Two-thirds of attendees polled at G2E Asia think U.S. casino revenue will be eclipsed by Asia in three to five years

Casino industry leaders believe Asia’s gambling markets could overtake the United States in as little as three years, according to a survey of attendees at this week’s Global Gaming Expo in Macau.

About two-thirds of those polled said U.S. casino revenue would be eclipsed by Asia in three to five years.

“The growth of the market in Asia has been incredible,” said Frank Fahrenkopf, head of the American Gaming Association, which co-produces the annual trade show.

The survey also said Macau would remain the region's dominant market, while some expected Japan to steal the No. 2 spot from Singapore even though the country is still debating whether to legalize casinos.

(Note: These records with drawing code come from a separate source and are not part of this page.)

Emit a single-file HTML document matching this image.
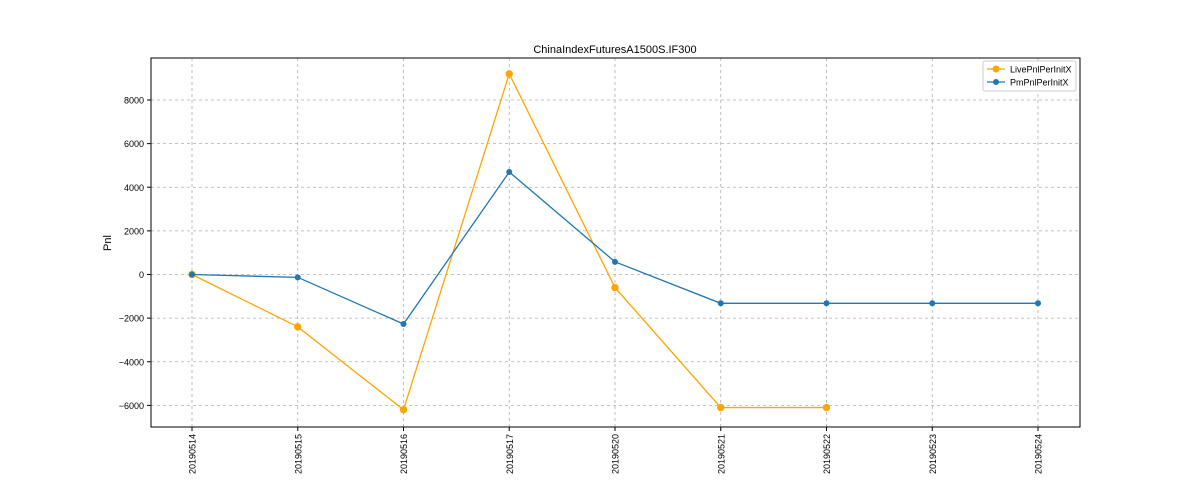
<!DOCTYPE html>
<html><head><meta charset="utf-8"><style>
body{margin:0;background:#fff;}
svg text{font-family:"Liberation Sans",sans-serif;fill:#000;}
</style></head><body>
<svg id="c" width="1200" height="480" xmlns="http://www.w3.org/2000/svg">
<rect width="1200" height="480" fill="#fff"/>
<text x="615" y="53" font-size="11" text-anchor="middle">ChinaIndexFuturesA1500S.IF300</text>
<text x="111" y="243" font-size="11" text-anchor="middle" transform="rotate(-90 111 243)">Pnl</text>
<g id="grid"></g><g id="ticks"></g><g id="series"></g>
<rect x="151" y="58" width="929" height="369" fill="none" stroke="#000" stroke-width="1"/>
<g>
<rect x="983" y="61" width="93" height="30" fill="#fff" stroke="#ccc" rx="2"/>
<g>
<line x1="987" y1="69" x2="1005" y2="69" stroke="orange" stroke-width="1.3"/><circle cx="996" cy="69" r="3.5" fill="orange"/>
<text x="1010" y="72.5" font-size="9">LivePnlPerInitX</text></g>
<g>
<line x1="987" y1="82" x2="1005" y2="82" stroke="#1f77b4" stroke-width="1.3"/><circle cx="996" cy="82" r="3" fill="#1f77b4"/>
<text x="1010" y="85.5" font-size="9">PmPnlPerInitX</text></g>
</g>
</svg>
<script>
const categories=["20190514","20190515","20190516","20190517","20190520","20190521","20190522","20190523","20190524"];
const liveValues=[0,-2400,-6200,9200,-600,-6100,-6100];
const pmValues=[0,-130,-2270,4700,580,-1320,-1320,-1320,-1320];
const yTicks=[-6000,-4000,-2000,0,2000,4000,6000,8000];
const NS="http://www.w3.org/2000/svg";
const xs=i=>192+i*(1038-192)/(categories.length-1);
const ys=v=>274.5-v*(274.5-100)/8000;
function mk(t,a,p){const e=document.createElementNS(NS,t);for(const k in a)e.setAttribute(k,a[k]);p.appendChild(e);return e;}
const grid=document.getElementById('grid'),ticks=document.getElementById('ticks'),ser=document.getElementById('series');
yTicks.forEach(v=>{const y=ys(v);
 const g=mk('line',{x1:151,x2:1080,y1:y,y2:y,stroke:'#b0b0b0','stroke-dasharray':'3,3','stroke-width':0.8},grid);
 
 
 mk('line',{x1:147,x2:151,y1:y,y2:y,stroke:'#000'},ticks);
 const t=mk('text',{x:144,y:y+3.5,'font-size':9,'text-anchor':'end'},ticks);t.textContent=v<0?'\u2212'+(-v):v;
 
 
});
categories.forEach((c,i)=>{const x=xs(i);
 const g=mk('line',{x1:x,x2:x,y1:58,y2:427,stroke:'#b0b0b0','stroke-dasharray':'3,3','stroke-width':0.8},grid);
 
 
 mk('line',{x1:x,x2:x,y1:427,y2:431,stroke:'#000'},ticks);
 const t=mk('text',{x:x+3.5,y:434,'font-size':9,'text-anchor':'end',transform:`rotate(-90 ${x+3.5} 434)`},ticks);t.textContent=c;
 
 
});
function draw(vals,color,r,name){
 const pl=mk('polyline',{points:vals.map((v,i)=>xs(i)+','+ys(v)).join(' '),fill:'none',stroke:color,'stroke-width':1.3},ser);
 
 
 vals.forEach((v,i)=>{const c=mk('circle',{cx:xs(i),cy:ys(v),r:r,fill:color},ser);
  
  });
}
draw(liveValues,'orange',3.7,'live-pnl');
draw(pmValues,'#1f77b4',3,'pm-pnl');
</script>
</body></html>
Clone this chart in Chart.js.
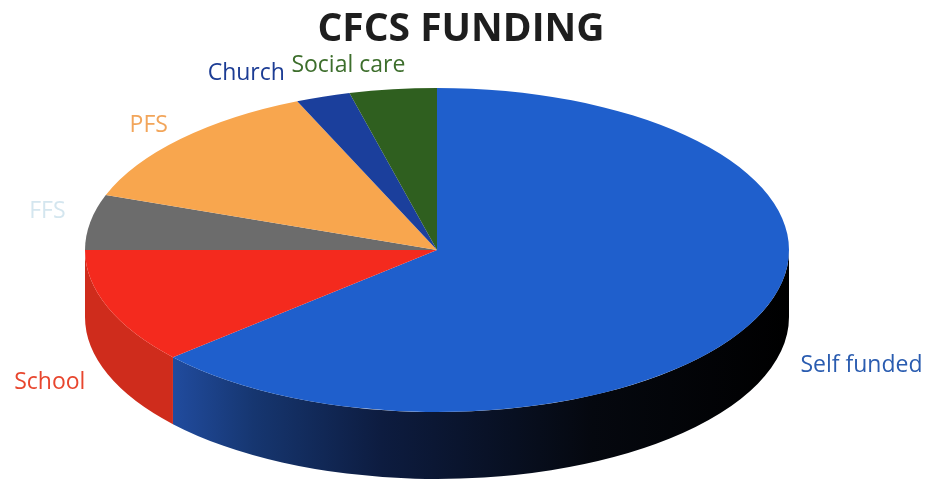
<!DOCTYPE html>
<html>
<head>
<meta charset="utf-8">
<script src="https://cdn.jsdelivr.net/npm/chart.js@4"></script>
<style>
  body { margin: 0; background: #fff; }
  #wrap { width: 929px; height: 490px; }
</style>
</head>
<body>
<div id="wrap"><canvas id="pieChart" width="929" height="490"></canvas></div>
<script>
// funding split, % of total
const chartTitle = 'CFCS FUNDING';
const labels = ['Self funded', 'School', 'FFS', 'PFS', 'Church', 'Social care'];
const shares = [63.5, 11.5, 5.5, 13, 2.5, 4];
const sliceColors = ['#1f5fcc', '#f42a1e', '#6c6c6c', '#f8a64e', '#1b3f9c', '#2f5f1f'];
const labelColors = ['#2a5cb0', '#e8462e', '#d4e6ef', '#f2a55a', '#1c3c94', '#3d6e2c'];
// small hand tweaks so labels sit like the old office chart did
const labelNudge = [[17, 16], [4, 47], [3, -8], [8, -5], [-29, -11], [16, -11]];

// fake 3d: stretch the round pie sideways into an ellipse and add a rim below it
const pie3d = {
    id: 'pie3d',
    beforeDatasetsDraw(chart, args, opts) {
        const ctx = chart.ctx;
        const arcs = chart.getDatasetMeta(0).data;
        const x = arcs[0].x, y = arcs[0].y, r = arcs[0].outerRadius;
        ctx.save();
        ctx.translate(x, 0);
        ctx.scale(opts.stretch, 1);
        ctx.translate(-x, 0);
        arcs.forEach((arc, i) => {
            const a = Math.max(arc.startAngle, 0);
            const b = Math.min(arc.endAngle, Math.PI);
            if (b <= a) return;
            ctx.beginPath();
            ctx.arc(x, y, r, a, b);
            ctx.arc(x, y + opts.depth, r, b, a, true);
            ctx.closePath();
            if (i === 0) {
                const g = ctx.createLinearGradient(x - r, 0, x + r, 0);
                g.addColorStop(0.1, '#2350a8');
                g.addColorStop(0.24, '#163670');
                g.addColorStop(0.42, '#0d1c40');
                g.addColorStop(0.72, '#05080f');
                g.addColorStop(1, '#000000');
                ctx.fillStyle = g;
            } else {
                ctx.fillStyle = opts.sides[i];
            }
            ctx.fill();
        });
    },
    afterDatasetsDraw(chart) {
        chart.ctx.restore();
    },
    afterDraw(chart, args, opts) {
        const ctx = chart.ctx;
        const arcs = chart.getDatasetMeta(0).data;
        ctx.save();
        ctx.textBaseline = 'middle';
        ctx.textAlign = 'center';
        ctx.fillStyle = '#1e1e1e';
        ctx.font = 'bold 39px "Open Sans"';
        ctx.fillText(chartTitle, 461, 30);

        ctx.font = '23px "Open Sans"';
        arcs.forEach((arc, i) => {
            const mid = (arc.startAngle + arc.endAngle) / 2;
            const c = Math.cos(mid), s = Math.sin(mid);
            const px = arc.x + c * arc.outerRadius * opts.stretch * opts.reach;
            const py = arc.y + s * arc.outerRadius * opts.reach + (s > 0 ? s * opts.depth : 0);
            ctx.textAlign = c >= 0 ? 'left' : 'right';
            ctx.fillStyle = labelColors[i];
            ctx.fillText(labels[i], px + labelNudge[i][0], py + labelNudge[i][1]);
        });
        ctx.restore();
    }
};

const ctx = document.getElementById('pieChart').getContext('2d');
const myChart = new Chart(ctx, {
    type: 'pie',
    data: {
        labels: labels,
        datasets: [{
            data: shares,
            backgroundColor: sliceColors,
            borderWidth: 0,
            clip: false
        }]
    },
    options: {
        responsive: false,
        animation: false,
        layout: { padding: { top: 88, bottom: 78, left: 0, right: 55 } },
        plugins: {
            legend: { display: false },
            tooltip: { enabled: false },
            title: { display: false },
            pie3d: {
                stretch: 352 / 162,
                depth: 67,
                reach: 1.08,
                sides: ['#000', '#cf2c1c', '#505050', '#c8853c', '#122c70', '#1f4214']
            }
        }
    },
    plugins: [pie3d]
});
</script>
</body>
</html>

In 2009, Macau’s took in US$14.5 billion, primarily from wealthy Chinese gamblers wagering huge sums on baccarat. The entire U.S. market took in $30.7 billion.

In May, Macau’s gambling win soared 95 percent year over year and shows no signs of slowing.

CLSA gaming analyst Aaron Fischer said he expected Macau tourism to increase about 10 percent annually with construction of several stalled casino developments being restarted.

Other Asian countries have keyed in to Macau's success with Singapore opening two multibillion-dollar casino resorts this year second casino in April as part of a bid to lure big spenders from across the region.

An expected growth in the number of Asian multimillionaires and middle class following the region's sharp rebound from the economic slump should drive regional travel, including gambling, observers have said.